**The task**
Among the records below, find each line that includes the string "this" and copy it.

**Data shown**
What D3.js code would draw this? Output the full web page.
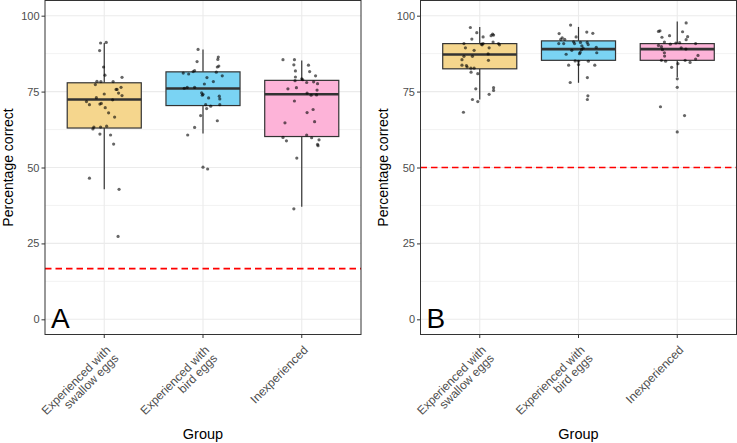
<!DOCTYPE html>
<html>
<head>
<meta charset="utf-8">
<script src="https://cdn.jsdelivr.net/npm/d3@7"></script>
<style>
  body { margin: 0; background: #fff; }
  svg { display: block; font-family: "Liberation Sans", Arial, sans-serif; }
</style>
</head>
<body>
<svg id="chart" width="737" height="443"></svg>
<script>
// groups and tick labels (each label split in lines)
const groups = ["swallow", "bird", "inexp"];
const groupLabels = [
  ["Experienced with", "swallow eggs"],
  ["Experienced with", "bird eggs"],
  ["Inexperienced"]
];
const fills = ["#F5D68D", "#7AD3F3", "#FDB3D8"];
const yTicks = [0, 25, 50, 75, 100];
const yMinor = [12.5, 37.5, 62.5, 87.5];

// chance level lines
const chanceA = 100 / 6;
const chanceB = 50;

// box stats: [lower whisker, q1, median, q3, upper whisker]
const boxA = [
  [42.8, 63.0, 72.4, 77.9, 91.0],
  [61.2, 70.4, 76.0, 81.5, 88.9],
  [37.1, 60.2, 74.1, 78.7, 85.2]
];
const boxB = [
  [72.4, 82.5, 87.2, 90.8, 96.3],
  [77.9, 85.3, 89.0, 91.7, 96.3],
  [79.8, 85.3, 89.0, 90.8, 98.1]
];

// jittered points: [horizontal jitter in category units, percentage correct]
const ptsA_swallow = [[-0.037,91.0],[0.02,91.2],[-0.047,88.5],[-0.007,83.1],[0.007,80.4],[0.18,79.7],
  [-0.074,78.4],[-0.034,78.3],[-0.09,77.3],[0.09,78.3],[0.17,76.4],[0.12,75.7],[0.13,75.7],[0.145,74.5],
  [0.18,73.7],[0,74.2],[-0.08,73.0],[-0.18,71.7],[-0.15,70.7],[-0.044,70.9],[-0.03,71.1],[0.085,72.3],
  [0.01,69.7],[0.044,68.0],[0.105,66.6],[-0.105,63.3],[-0.115,62.7],[-0.037,63.3],[0.024,63.6],
  [-0.044,61.0],[0.064,60.7],[0.095,57.7],[-0.15,46.5],[0.15,42.8],[0.14,27.3]];
const ptsA_bird = [[-0.05,88.9],[-0.06,84.9],[0.155,86.4],[0.15,85.6],[0.16,83.4],[0.145,83.1],
  [-0.2,81.1],[-0.145,80.8],[-0.085,81.9],[-0.1,81.6],[0.135,81.4],[0.195,80.2],[0.04,79.6],[0.105,78.3],
  [0.014,77.5],[-0.19,76.1],[-0.16,76.4],[-0.085,76.4],[-0.014,74.6],[0,74.1],[-0.007,73.8],[0.165,73.5],
  [0.17,72.6],[0.057,72.9],[0.027,70.7],[0.17,70.7],[0.078,70.2],[0.037,69.4],[-0.024,67.1],[0.145,65.4],
  [-0.085,63.2],[-0.155,60.7],[0,50.1],[0.047,49.5]];
const ptsA_inexp = [[-0.19,85.5],[-0.074,85.5],[-0.08,83.8],[-0.064,81.8],[0.068,83.7],[0.08,81.6],
  [-0.064,79.8],[-0.068,78.6],[0.14,80.2],[0,79.2],[0.01,78.9],[0.05,78.0],[0.12,78.2],[0.16,77.6],
  [-0.054,76.3],[-0.14,75.9],[0.155,75.5],[0.054,74.5],[0.095,73.8],[0.15,73.9],[-0.074,71.9],[0.115,69.1],
  [0.054,68.1],[0.13,65.1],[-0.17,64.7],[0.05,60.7],[-0.19,59.9],[-0.155,58.8],[0.1,59.8],[0.175,59.1],
  [0.16,57.6],[0.165,57.2],[-0.05,53.1],[-0.08,36.4]];

const ptsB_swallow = [[-0.095,96.1],[-0.03,94.4],[-0.08,92.3],[0.13,93.9],[0.14,93.6],[0.115,93.4],
  [0.034,93.0],[-0.16,90.8],[0.017,90.6],[0.034,90.8],[0.024,90.4],[0.135,91.3],[0.19,90.8],[0.2,90.4],
  [-0.145,89.4],[0.095,89.4],[-0.057,88.6],[0.085,87.4],[-0.16,86.6],[-0.18,85.5],[-0.074,86.6],[0.088,85.3],
  [-0.18,83.7],[-0.135,83.6],[-0.128,83.1],[-0.09,82.7],[-0.057,82.7],[-0.088,81.4],[-0.02,80.9],
  [-0.04,75.9],[0.14,76.3],[0.14,75.4],[0.095,74.1],[-0.074,72.4],[-0.02,71.7],[-0.165,68.2]];
const ptsB_bird = [[-0.08,96.9],[-0.196,94.1],[0.084,94.6],[0.145,94.2],[-0.165,92.7],[-0.18,92.2],
  [-0.14,92.2],[-0.024,93.0],[-0.2,90.8],[-0.15,90.8],[-0.05,91.4],[-0.04,90.8],[0.02,91.2],[0.088,91.2],
  [0.034,90.1],[0.03,88.8],[0.098,90.5],[0.18,89.6],[0.185,87.8],[0.047,89.3],[-0.068,88.6],[0.017,87.9],
  [0.01,87.5],[-0.125,87.3],[-0.034,85.1],[0,85.0],[0.1,85.0],[-0.1,83.7],[0,83.9],[0.165,83.7],
  [0.09,79.6],[-0.084,78.0],[0.095,73.6],[0.09,72.4]];
const ptsB_inexp = [[-0.175,95.0],[-0.19,94.8],[0.09,97.6],[-0.078,93.4],[-0.155,92.9],[0.105,93.1],
  [0.09,92.1],[0.054,94.7],[-0.13,91.3],[-0.19,90.2],[-0.16,89.8],[-0.07,90.6],[-0.014,91.0],[0.024,91.1],
  [0.04,89.4],[0.088,89.0],[0.186,90.8],[-0.15,88.8],[-0.13,87.8],[-0.128,86.7],[0.21,86.9],[0.186,85.7],
  [0.08,85.3],[-0.16,85.3],[-0.118,85.0],[0.13,84.6],[0.007,84.2],[-0.057,83.0],[0,79.2],[0,76.4],
  [-0.17,70.0],[0.074,67.1],[0,61.7]];

const svg = d3.select("#chart");

function drawPanel(opt) {
  const x = d3.scaleLinear().domain([0.4, 3.6]).range([opt.left, opt.right]);
  const y = d3.scaleLinear().domain([-5, 105]).range([opt.bottom, opt.top]);
  const g = svg.append("g");

  // grid
  g.selectAll(".minor").data(yMinor).join("line")
    .attr("x1", opt.left).attr("x2", opt.right)
    .attr("y1", d => y(d)).attr("y2", d => y(d))
    .attr("stroke", "#EBEBEB").attr("stroke-width", 0.6);
  g.selectAll(".major").data(yTicks).join("line")
    .attr("x1", opt.left).attr("x2", opt.right)
    .attr("y1", d => y(d)).attr("y2", d => y(d))
    .attr("stroke", "#EBEBEB").attr("stroke-width", 1.1);
  g.selectAll(".vmajor").data(groups).join("line")
    .attr("x1", (d, i) => x(i + 1)).attr("x2", (d, i) => x(i + 1))
    .attr("y1", opt.top).attr("y2", opt.bottom)
    .attr("stroke", "#EBEBEB").attr("stroke-width", 1.1);

  // boxes
  const bw = 0.75;
  opt.box.forEach((s, i) => {
    const cx = x(i + 1);
    g.append("line").attr("x1", cx).attr("x2", cx).attr("y1", y(s[4])).attr("y2", y(s[3]))
      .attr("stroke", "#333").attr("stroke-width", 1.2);
    g.append("line").attr("x1", cx).attr("x2", cx).attr("y1", y(s[1])).attr("y2", y(s[0]))
      .attr("stroke", "#333").attr("stroke-width", 1.2);
    g.append("rect")
      .attr("x", x(i + 1 - bw / 2)).attr("width", x(i + 1 + bw / 2) - x(i + 1 - bw / 2))
      .attr("y", y(s[3])).attr("height", y(s[1]) - y(s[3]))
      .attr("fill", fills[i]).attr("stroke", "#333").attr("stroke-width", 1.2);
    g.append("line").attr("x1", x(i + 1 - bw / 2)).attr("x2", x(i + 1 + bw / 2))
      .attr("y1", y(s[2])).attr("y2", y(s[2]))
      .attr("stroke", "#333").attr("stroke-width", 2.6);
  });

  // jitter points
  opt.points.forEach((pts, i) => {
    g.selectAll(null).data(pts).join("circle")
      .attr("cx", d => x(i + 1 + d[0])).attr("cy", d => y(d[1]))
      .attr("r", 1.6).attr("fill", "#000").attr("fill-opacity", 0.6);
  });

  // chance line
  g.append("line").attr("x1", opt.left).attr("x2", opt.right)
    .attr("y1", y(opt.chance)).attr("y2", y(opt.chance))
    .attr("stroke", "#FF0000").attr("stroke-width", 1.7).attr("stroke-dasharray", "6.5,4");

  // panel border
  g.append("rect").attr("x", opt.left).attr("y", opt.top)
    .attr("width", opt.right - opt.left).attr("height", opt.bottom - opt.top)
    .attr("fill", "none").attr("stroke", "#333").attr("stroke-width", 1);

  // y axis
  const yAxis = g.append("g").attr("transform", `translate(${opt.left},0)`)
    .call(d3.axisLeft(y).tickValues(yTicks).tickSize(3.5).tickPadding(2));
  yAxis.select(".domain").remove();
  yAxis.selectAll("line").attr("stroke", "#333");
  yAxis.selectAll("text").attr("fill", "#4D4D4D").style("font-size", "11px")
    .style("font-family", "'Liberation Sans', Arial, sans-serif");

  // x axis ticks
  g.selectAll(".xt").data(groups).join("line")
    .attr("x1", (d, i) => x(i + 1)).attr("x2", (d, i) => x(i + 1))
    .attr("y1", opt.bottom).attr("y2", opt.bottom + 3.5)
    .attr("stroke", "#333");

  groupLabels.forEach((lines, i) => {
    const t = g.append("g")
      .attr("transform", `translate(${x(i + 1) + 0.5},${opt.bottom + 10}) rotate(-45)`)
      .append("text").attr("text-anchor", "end")
      .attr("fill", "#4D4D4D").style("font-size", "12px");
    lines.forEach((ln, j) => {
      t.append("tspan").attr("x", 0).attr("y", 9 + j * 11.5).text(ln);
    });
  });

  // titles
  g.append("text").attr("x", x(2)).attr("y", 438.5).attr("text-anchor", "middle")
    .style("font-size", "14.5px").attr("fill", "#000").text("Group");
  g.append("text")
    .attr("transform", `translate(${opt.left - 32.5},${(opt.top + opt.bottom) / 2}) rotate(-90)`)
    .attr("text-anchor", "middle").style("font-size", "14px").attr("fill", "#000")
    .text("Percentage correct");

  // panel letter
  g.append("text").attr("x", opt.left + 6).attr("y", 328)
    .style("font-size", "28px").attr("fill", "#000").text(opt.letter);
}

drawPanel({
  left: 45, right: 361, top: 0.5, bottom: 334.5,
  box: boxA, points: [ptsA_swallow, ptsA_bird, ptsA_inexp],
  chance: chanceA, letter: "A"
});
drawPanel({
  left: 420.5, right: 736.5, top: 0.5, bottom: 334.5,
  box: boxB, points: [ptsB_swallow, ptsB_bird, ptsB_inexp],
  chance: chanceB, letter: "B"
});
</script>
</body>
</html>
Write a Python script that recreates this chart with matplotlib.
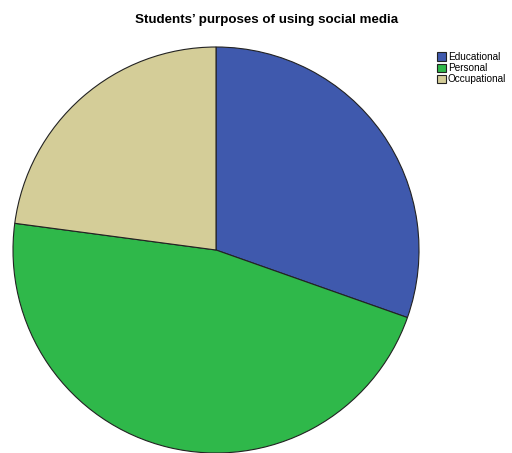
import matplotlib
matplotlib.use("Agg")
import matplotlib.pyplot as plt

categories = ["Educational", "Personal", "Occupational"]
shares = [30.4, 46.7, 22.9]
colors = ["#3F59AD", "#2FB84A", "#D4CD98"]

plt.rcParams["font.family"] = ["Liberation Sans", "DejaVu Sans"]

fig = plt.figure(figsize=(5.12, 4.53), dpi=100)
ax = fig.add_axes([13 / 512, 0.0, 406 / 512, 406 / 453])

wedges, _ = ax.pie(shares, colors=colors, startangle=90, counterclock=False,
                   radius=1.0, wedgeprops=dict(edgecolor="#222222", linewidth=0.8))
ax.set_xlim(-1, 1)
ax.set_ylim(-1, 1)
ax.set_aspect("auto")
ax.axis("off")

fig.text(267 / 512, 1 - 20 / 453, "Students\u2019 purposes of using social media",
         ha="center", va="center", fontsize=9.6, fontweight="bold")

fig.legend(wedges, categories, loc="upper left", bbox_to_anchor=(430 / 512, 1 - 45 / 453),
           frameon=False, fontsize=7.2, handlelength=0.9, handleheight=0.9,
           handletextpad=0.2, labelspacing=0.12, borderpad=0.2)

fig.savefig("out.png", dpi=100)
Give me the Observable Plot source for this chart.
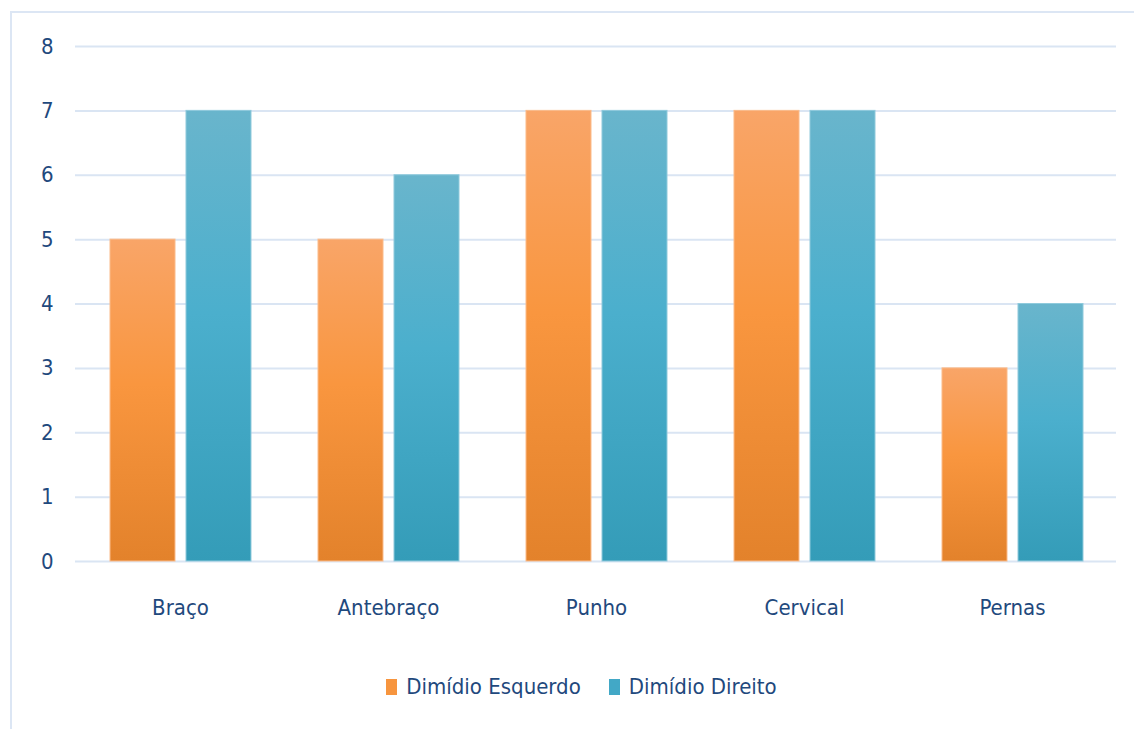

**The completed task**
What D3.js code would draw this? Output the full web page.
Write a Python script that recreates this chart with matplotlib.
Give me the Observable Plot source for this chart.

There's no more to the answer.